Two settings govern the application to any destination: depth (amount), which sets the extent of the effect, and polarity. An envelope is unipolar at the source, but routing can invert it: applied to pitch with a negative depth, it makes the note dive instead of climb. Unipolar at origin, bipolar through wiring.

In modular synthesis, this transversality reaches its barest form: the envelope is just a control voltage (CV), a slow signal like any other. Nothing physically distinguishes it from an LFO or a follower; it patches into any modulation input.

A classic subtractive synth offers, in fact, at least two independent envelopes — one for amp, one for filter — precisely because separating the volume contour from the timbre contour is the basis of sound shaping.

An envelope runs once, on trigger, then dies. That is the one-shot mode: a one-time gesture, tied to a note.

But most generators offer a loop mode. Instead of stopping after Release (or Decay), the envelope loops back on itself and starts again. Loop modes vary: loop the whole cycle, or repeat only a segment. Samplers know the sustain loop well, holding a looped portion as long as the note lasts, then moving to Release on release.

This switch changes the nature of the object. A looping envelope is no longer a one-time contour: it is a periodic shape repeated at regular intervals. And a low-frequency periodic shape applied to a parameter is exactly the definition of an LFO (see modulation / LFO). The border is a setting, not a category: looping envelope and LFO are two names for the same phenomenon, approached through two doors.

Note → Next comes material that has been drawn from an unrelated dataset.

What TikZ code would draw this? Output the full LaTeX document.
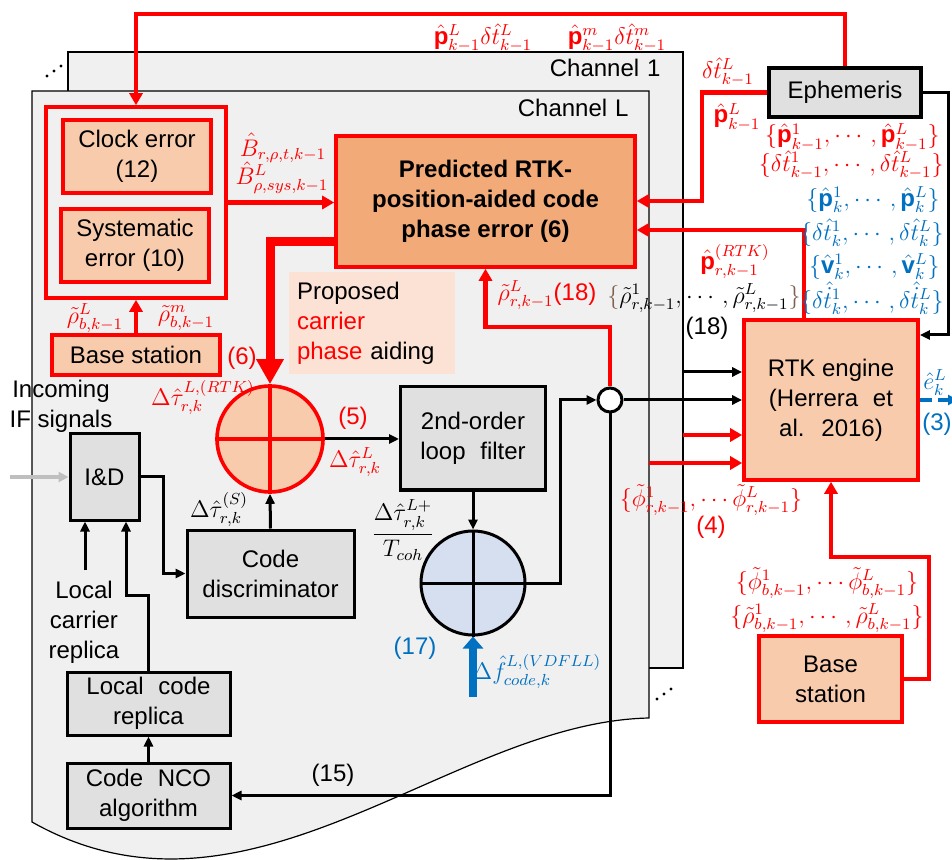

The crossing even has a precise bound. As long as the loop stays slow, a modulation is perceived. But accelerate it past some twenty cycles per second and the periodic shape enters the audible domain: the looping envelope ceases to be a modulator and becomes an oscillator in its own right. That is exactly the threshold an LFO crosses when its frequency climbs enough to do modulation synthesis.

The reverse trip exists too. An LFO set to play a single cycle on trigger — often via a one-shot or retrig function — behaves like an envelope. The two objects converge at the same place. This is the thread of the whole series: the envelope and the LFO are not opposites, they are two faces of the same modulation mechanism, separated by a single question — does it loop?

It is also a practical entry point: setting a looping envelope on a cutoff gives a cyclic sweep without touching any LFO at all. The LFO is the tool when periodicity is the goal; the looping envelope, when you reach it by extending a gesture. The sonic result tells no difference.